# Most likely cause of this damage??



## afctom (Jul 26, 2014)

Walking to my car today and saw this. My car is filthy so it stood out like a sore thumb and could only have happened today. I can't work it out, has someone hit it? keyed it? Anyone able to work it out from the locations of the damage and where there are patches with no dirt?? the damage is so deep. Absolutely gutted


----------



## Bill58 (Jul 5, 2010)

That looks like someone has fallen against the car, perhaps a cyclist.


----------



## Pittsy (Jun 14, 2014)

Yeah, look at the height, i bet that is about the same height as a pedal


----------



## AllenF (Aug 20, 2012)

Cyclist you can see the tyre marks in the second pic.
Looks like he went front to back


----------



## Bero (Mar 9, 2008)

My 1st thought before looking at the comments was a cyclist as well.

That sucks!

Edit - after looking at the comments I agree even more, thats definitely tyre marks!


----------



## squiggs (Oct 19, 2009)

Nothing more to add ...........


----------



## afctom (Jul 26, 2014)

Thanks everyone. Does look like a cyclist impact now everyone has mentioned it, but where am I looking on the second pic for tyre marks? 

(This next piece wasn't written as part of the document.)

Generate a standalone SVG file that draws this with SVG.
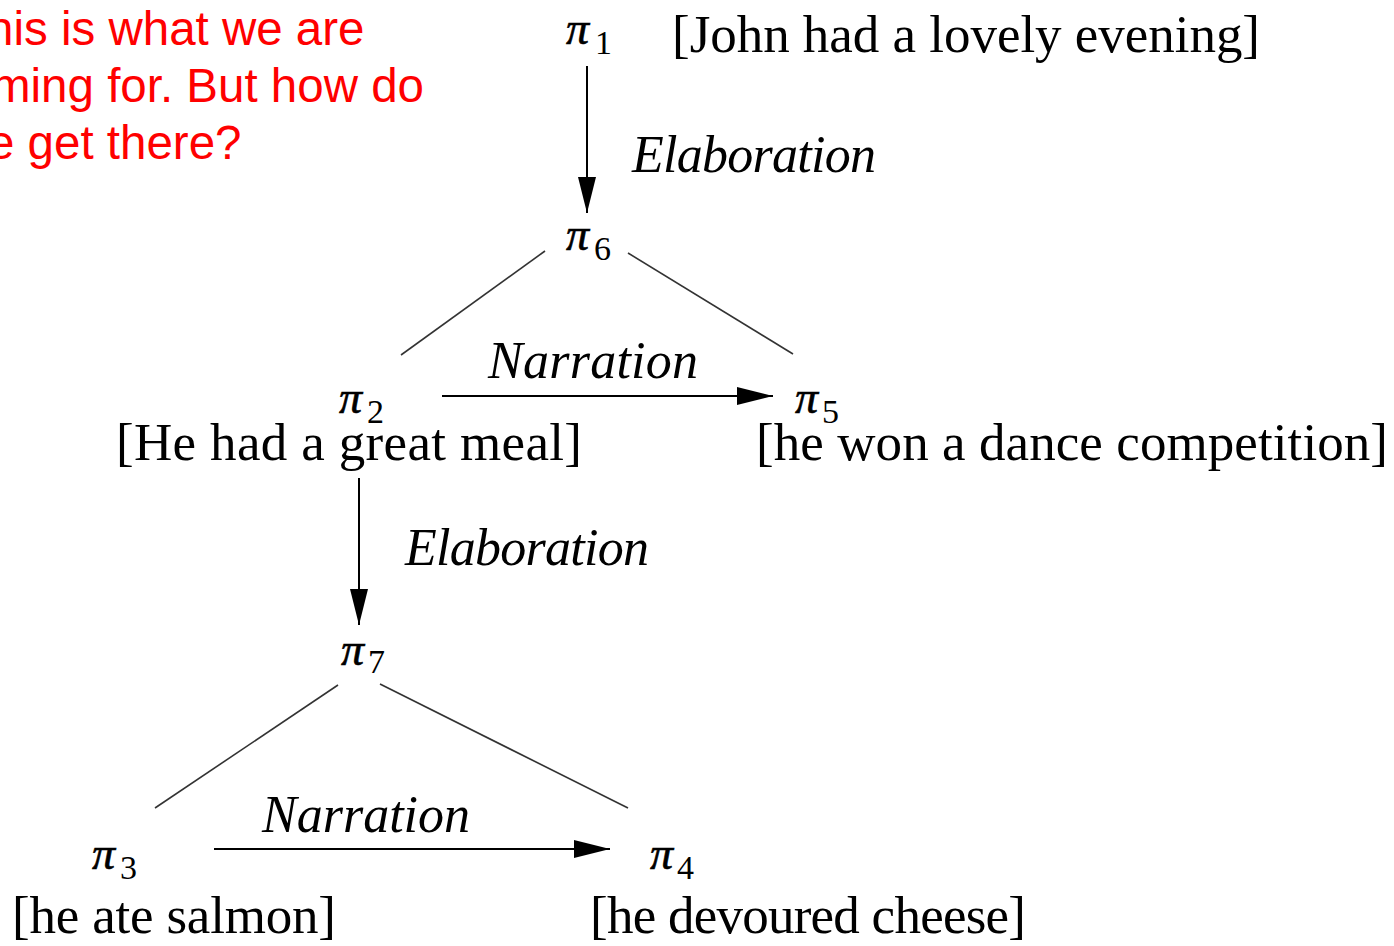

Would I be wasting my time trying to touch it up myself, or is bodyshop type damage? Still absolutely fuming


----------



## Jiffy (Nov 21, 2009)

Maybe the end of a ladder? That would explain the parallel marks.


----------



## PyRo (Oct 25, 2014)

For a proper assessment you need to clean the area and look for and dents or bruising of the bodywork I would suggest, before making a decision on remedial work. Unlucky though, feel for you.
PyRo


----------



## afctom (Jul 26, 2014)

PyRo said:


> For a proper assessment you need to clean the area and look for and dents or bruising of the bodywork I would suggest, before making a decision on remedial work. Unlucky though, feel for you.
> PyRo


Yeah of course mate will do. I know it's not the worst damage in the world but its gut-wrenching, why spend so much time/effort/money on a car for some kn*bhead to smash into it without the decency to apologise!

The only thing I can think of is maybe it was a child? does the size of the area damage look like a full sized bike or a childs?


----------



## AllenF (Aug 20, 2012)

Thats a full size cycle the tyre mark is the thick line at the top


----------



## Bero (Mar 9, 2008)

afctom said:


>


Look at the mark where the dirt has been rubbed off about 4" above the paint damage. And where it tapers down to the left. The part it tapers down to will be the centre/axle height of the tyre, as the mark tapers up this the more of the tyre making contact until at the max height thats the diameter of the tyre. Along the top of this mark there are vertical lines where the dirt remains, this will be the grooves between and tyre 'nobbles'. I suspect the clean marks down by the sill one lower part of the door will be caused by a tyre too....but possibly a leg.

Looks like an adult bike to me, measure the top of the 'clean' mark to the ground will be the minimum tyre diameter.


----------



## afctom (Jul 26, 2014)

Top of the thick mark to ground - roughly 70 cm (27 inches) Thickness of top mark roughly 4 cm (1.5 inches) - Quick search on halfords and that pretty much 100% confirms it was a bike tyre.

Despite your excellent explanation Bero, still can't get my head around the angles and how the 'nobbly' surface part of the tyre could get on the car at that angle? maybe its me being stupid, sorry if so!

Anyway it's not like finding out how it happened will help the situation at all. So frustrating.


----------